Wrong! Most all of the investors opened segregated brokerage firm accounts with no required pre-conditions, SEC regulated, no different than your online E-Trade account, wherein here trading power of attorney to effect trades only [not withdraw monies] was given to Bernard L. Madoff. Daily P&S statements were mailed, along with monthly statements with all trades & open positions wherein the securities open in each account were and still are the property of the investor, not of a fund, ltd. partnership, or investment company.

SIPC is on the hook here for $500k per account, but being that this is such a low amount by statute, the gov't should up it to at least $2 million per account, as they upped the FDIC.

Furthermore, for international geopolitical reasons, and the reputable regard and functioning of our financial markets as a place to do business, a TOTAL bailout is a warranted & prudent endeavor, lest Wall Street will be regarded as the Wild West Calcuta of Finance, to be avoided at all costs. The USA cannot afford to lose its place as the leader of the financial world, and the Madoff Affair is surely the straw that broke the camel's back.

This was fraud, not regulated by an SEC guilty of mis and nonfeasence, not unprofitable trading.

December 15, 2008 at 5:18 PM Anonymous said...

Took Less then 16 business hours from the time he's arrested for Feds to step in and Cover losses of the Rich who invested with him. They used a Obscure Old Law , so again Public Money for The Rich , but NOT A DIME for the Working Man . I.E GM
workers. Im a Capatalist but this is ridiculous protection for the RICH but NOTHING for the working people at GM

When the Investors were making 20% a year interest they where Happy , they didnt ask any questions , now that they got burned , there crying !!

December 15, 2008 at 11:19 PM Anonymous said...

This bailout if it happens is another outrageous theft of taxpayer money.
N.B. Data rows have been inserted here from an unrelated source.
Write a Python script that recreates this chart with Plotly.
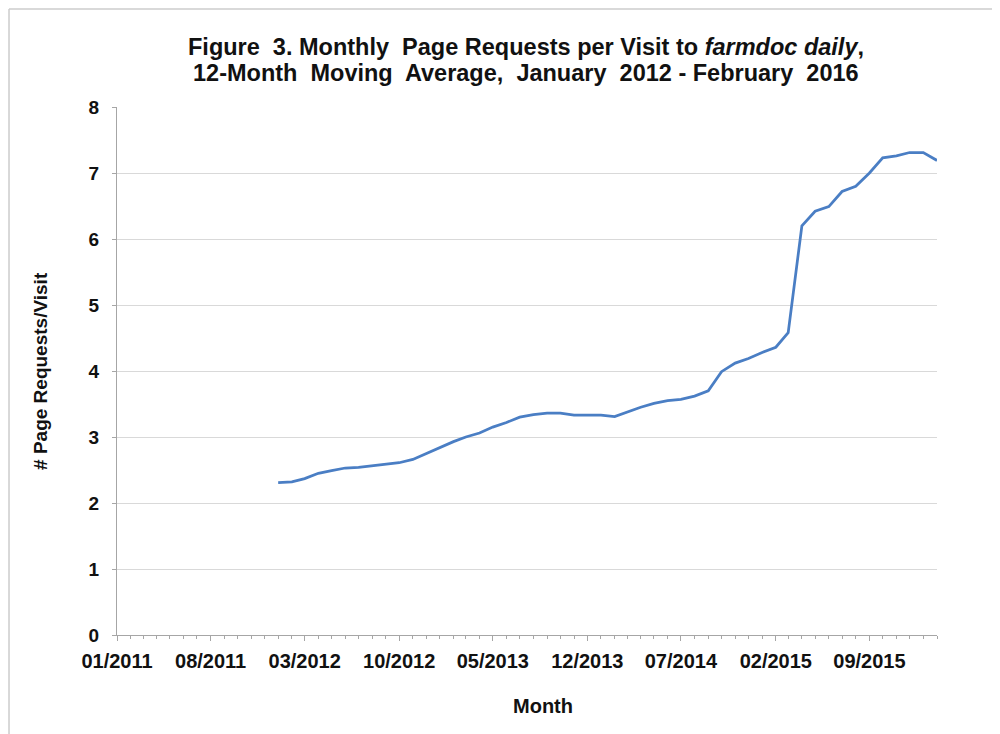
import plotly.graph_objects as go

months = [
    "2012-01", "2012-02", "2012-03", "2012-04", "2012-05", "2012-06",
    "2012-07", "2012-08", "2012-09", "2012-10", "2012-11", "2012-12",
    "2013-01", "2013-02", "2013-03", "2013-04", "2013-05", "2013-06",
    "2013-07", "2013-08", "2013-09", "2013-10", "2013-11", "2013-12",
    "2014-01", "2014-02", "2014-03", "2014-04", "2014-05", "2014-06",
    "2014-07", "2014-08", "2014-09", "2014-10", "2014-11", "2014-12",
    "2015-01", "2015-02", "2015-03", "2015-04", "2015-05", "2015-06",
    "2015-07", "2015-08", "2015-09", "2015-10", "2015-11", "2015-12",
    "2016-01", "2016-02",
]
requests_per_visit = [
    2.31, 2.32, 2.37, 2.45, 2.49, 2.53, 2.54, 2.56, 2.59, 2.61, 2.66, 2.75,
    2.84, 2.93, 3.00, 3.06, 3.15, 3.22, 3.30, 3.34, 3.36, 3.36, 3.33, 3.33,
    3.33, 3.31, 3.38, 3.45, 3.51, 3.55, 3.57, 3.62, 3.70, 3.99, 4.12, 4.19,
    4.28, 4.36, 4.58, 6.20, 6.42, 6.49, 6.72, 6.80, 7.00, 7.23, 7.26, 7.31,
    7.31, 7.19,
]
y_ticks = [0, 1, 2, 3, 4, 5, 6, 7, 8]

title_line1 = "Figure  3. Monthly  Page Requests per Visit to <i>farmdoc daily</i>,"
title_line2 = "12-Month  Moving  Average,  January  2012 - February  2016"

FONT = "Liberation Sans, Arial, sans-serif"
INK = "#111111"

fig = go.Figure()
fig.add_trace(go.Scatter(
    x=[m + "-01" for m in months],
    y=requests_per_visit,
    mode="lines",
    line=dict(color="#4A7EC4", width=2.75),
    showlegend=False,
))

fig.update_layout(
    width=1000, height=734,
    margin=dict(l=109, r=71, t=99, b=107),
    paper_bgcolor="white", plot_bgcolor="white",
    font=dict(family=FONT, color=INK),
    xaxis=dict(
        type="date",
        range=["2011-01-01", "2016-02-01"],
        tick0="2011-01-01", dtick="M7", tickformat="<b>%m/%Y</b>",
        ticks="outside", ticklen=5, tickcolor="#A6A6A6",
        ticklabelstandoff=3,
        minor=dict(dtick="M1", ticks="outside", ticklen=3, tickcolor="#A6A6A6"),
        showline=True, linecolor="#A6A6A6", linewidth=1,
        showgrid=False, zeroline=False,
        tickfont=dict(family=FONT, size=20, color=INK),
    ),
    yaxis=dict(
        range=[0, 8], tickvals=y_ticks,
        ticktext=["<b>%d</b>" % v for v in y_ticks],
        ticks="outside", ticklen=4, tickcolor="#A6A6A6",
        ticklabelstandoff=9,
        showline=True, linecolor="#A6A6A6", linewidth=1,
        showgrid=True, gridcolor="#D9D9D9", gridwidth=1,
        zeroline=False,
        tickfont=dict(family=FONT, size=19, color=INK),
    ),
    annotations=[
        dict(text="<b>" + title_line1 + "</b>", x=0.499, xref="paper",
             y=1.1136, yref="paper", xanchor="center", yanchor="middle",
             showarrow=False, font=dict(family=FONT, size=23.5, color=INK)),
        dict(text="<b>" + title_line2 + "</b>", x=0.499, xref="paper",
             y=1.0644, yref="paper", xanchor="center", yanchor="middle",
             showarrow=False, font=dict(family=FONT, size=23.5, color=INK)),
        dict(text="<b>Month</b>", x=0.52, xref="paper", y=-0.1345, yref="paper",
             xanchor="center", yanchor="middle", showarrow=False,
             font=dict(family=FONT, size=20, color=INK)),
        dict(text="<b># Page Requests/Visit</b>", x=-0.094, xref="paper",
             y=0.5, yref="paper", textangle=-90, xanchor="center",
             yanchor="middle", showarrow=False,
             font=dict(family=FONT, size=19, color=INK)),
    ],
    shapes=[
        dict(type="line", xref="paper", yref="paper", x0=-0.1317, x1=1.09,
             y0=1.1856, y1=1.1856, line=dict(color="#CCCCCC", width=1.5)),
        dict(type="line", xref="paper", yref="paper", x0=-0.1317, x1=-0.1317,
             y0=1.1856, y1=-0.21, line=dict(color="#CCCCCC", width=1.5)),
    ],
)

fig.write_html("out.html")
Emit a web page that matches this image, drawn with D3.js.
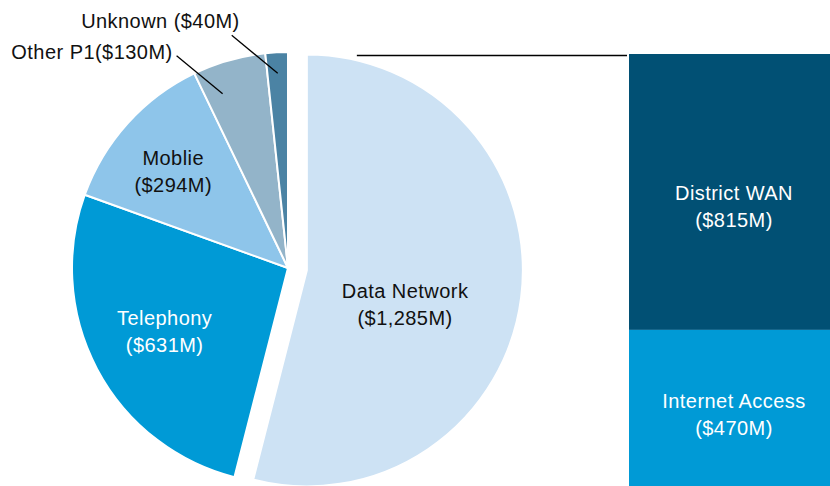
<!DOCTYPE html>
<html>
<head>
    <meta charset="utf-8" />
    <title>Network spend breakdown</title>
    <style>
        body { margin: 0; background: #fff; }
        svg { display: block; }
        text { font-family: "Liberation Sans", Arial, sans-serif; font-size: 20px; letter-spacing: 0.45px; }
    </style>
    <script src="https://cdn.jsdelivr.net/npm/d3@7/dist/d3.min.js"></script>
</head>
<body>
    <script>
        // pie categories and values ($M)
        const pieNames = ["Data Network", "Telephony", "Moblie", "Other P1", "Unknown"];
        const pieValues = [1285, 631, 294, 130, 40];
        const pieColors = ["#cde2f4", "#009ad6", "#8ec5ea", "#93b4c9", "#4b83a4"];

        // breakdown of the Data Network slice
        const barNames = ["District WAN", "Internet Access"];
        const barValues = [815, 470];
        const barColors = ["#015074", "#009ad6"];

        const width = 830, height = 486;
        const cx = 288, cy = 268, radius = 216, explode = 19;

        let svg = d3.select('body').append('svg')
            .attr('width', width)
            .attr('height', height);

        let pieData = pieNames.map((n, i) => ({ name: n, value: pieValues[i], color: pieColors[i] }));

        let pie = d3.pie()
            .sort(null)
            .value(d => d.value);

        let arc = d3.arc().innerRadius(0).outerRadius(radius);

        let arcs = pie(pieData);

        let g = svg.append('g')
            .attr('transform', 'translate(' + cx + ',' + cy + ')');

        // offset of a slice (only the first one is pulled out)
        function shift(d, i) {
            if (i !== 0) return [0, 0];
            let a = (d.startAngle + d.endAngle) / 2;
            return [Math.sin(a) * explode, -Math.cos(a) * explode];
        }

        let slices = g.selectAll('.slice')
            .data(arcs)
            .enter().append('g')
            .attr('class', 'slice')
            .attr('transform', (d, i) => 'translate(' + shift(d, i) + ')');

        slices.append('path')
            .attr('d', arc)
            .style('fill', d => d.data.color)
            .style('stroke', '#fff')
            .style('stroke-width', 2)
            .style('stroke-linejoin', 'round');

        function polar(angle, r) {
            return [Math.sin(angle) * r, -Math.cos(angle) * r];
        }

        // labels inside the big slices
        const inside = {
            "Data Network": { r: 104, nudge: 12, fill: '#111' },
            "Telephony": { r: 139, nudge: 0.5, fill: '#fff' },
            "Moblie": { r: 150, nudge: -2, fill: '#111' }
        };

        slices.filter(d => inside[d.data.name])
            .each(function(d) {
                let o = inside[d.data.name];
                let a = (d.startAngle + d.endAngle) / 2 + o.nudge * Math.PI / 180;
                let p = polar(a, o.r);
                let t = d3.select(this).append('text')
                    .attr('text-anchor', 'middle')
                    .style('fill', o.fill);
                t.append('tspan').attr('x', p[0]).attr('y', p[1] - 6.5).text(d.data.name);
                t.append('tspan').attr('x', p[0]).attr('y', p[1] + 20.5)
                    .text('($' + d3.format(',')(d.data.value) + 'M)');
            });

        // outside labels with leader lines for the thin slices
        const outside = {
            "Other P1": { r: 186, nudge: -4.7, dx: -4, dy: 3, sep: '' },
            "Unknown": { r: 195, nudge: 0, dx: 8, dy: -7, sep: ' ' }
        };

        slices.filter(d => outside[d.data.name])
            .each(function(d) {
                let o = outside[d.data.name];
                let a = (d.startAngle + d.endAngle) / 2 + o.nudge * Math.PI / 180;
                let p1 = polar(a, o.r);
                let p2 = [p1[0] - 46, p1[1] - 38];
                d3.select(this).append('line')
                    .attr('x1', p1[0]).attr('y1', p1[1])
                    .attr('x2', p2[0]).attr('y2', p2[1])
                    .style('stroke', '#000')
                    .style('stroke-width', 1.3);
                d3.select(this).append('text')
                    .attr('x', p2[0] + o.dx)
                    .attr('y', p2[1] + o.dy)
                    .attr('text-anchor', 'end')
                    .style('fill', '#111')
                    .text(d.data.name + o.sep + '($' + d.data.value + 'M)');
            });

        // stacked bar for the Data Network breakdown
        const barX = 629, barW = 210, barTop = 54;
        let barTotal = d3.sum(barValues);
        let yBar = d3.scaleLinear().domain([0, barTotal]).range([barTop, barTop + 435]);

        let barData = barNames.map((n, i) => ({
            name: n,
            value: barValues[i],
            color: barColors[i],
            y0: d3.sum(barValues.slice(0, i)),
            y1: d3.sum(barValues.slice(0, i + 1))
        }));

        let bars = svg.selectAll('.seg')
            .data(barData)
            .enter().append('g')
            .attr('class', 'seg');

        bars.append('rect')
            .attr('x', barX)
            .attr('y', d => yBar(d.y0))
            .attr('width', barW)
            .attr('height', d => yBar(d.y1) - yBar(d.y0))
            .style('fill', d => d.color);

        bars.append('text')
            .attr('text-anchor', 'middle')
            .style('fill', '#fff')
            .each(function(d, i) {
                let my = (yBar(d.y0) + yBar(d.y1)) / 2 + (i === 0 ? 15 : 5);
                let t = d3.select(this);
                t.append('tspan').attr('x', barX + barW / 2).attr('y', my - 6.5).text(d.name);
                t.append('tspan').attr('x', barX + barW / 2).attr('y', my + 20.5)
                    .text('($' + d.value + 'M)');
            });

        // connector from the pulled-out slice to the bar
        let dnShift = shift(arcs[0], 0);
        svg.append('line')
            .attr('x1', cx + dnShift[0] + 50)
            .attr('x2', barX - 2)
            .attr('y1', barTop + 1.5)
            .attr('y2', barTop + 1.5)
            .style('stroke', '#000')
            .style('stroke-width', 1.5);
    </script>
</body>
</html>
It means some are too rich to fail and another example of privatizing gains and socializing the losses. The supposed charities are not broad based, like United Way. They are ethnic and Israeli based. Madoff probably already shipped billions to Israel for safekeeping as they have no extradition agreement with the USA.

These people all believed Madoff had (illegal) inside knowledge and that's how he supposedly made his consistent double digit returns. Madoff was a money manager who coincidentally had broker dealer license. I'm not convinced SIPC is on the hook for anything. SIPC is funded by the brokers not the taxpayer and is clearly stated on their website. There are many cases of such money manager fraud investigated and the government never makes the investors whole. The entire Madoff scheme was fictitious as well as the stated ROI.

BTW did the government make the Enron, Worldcomm or MCI investors whole? As one who lost money in Enron, it didn't happen.

December 18, 2008 at 9:23 PM J said...

A bailout would set a terrible precedent.

Investors need to do their due diligence when they invest.

The taxpayers/gov't does not reap the benefits when investors win. Hence, the taxpayers should not reimburse/bailout investors when things go sour.

So please, any talk of such a bailout is simply ridiculous.

December 21, 2008 at 5:44 AM Anonymous said...

I want MY IRA BAILED OUT!!!!! I KNEW this whole Madoff thing REEKED. This is one giant SCAM. That $50 BILLION is tucked away in Israel, and now all Madoff's HAND SELECTED Jewish "investors" will be repaid by the American GENTILES.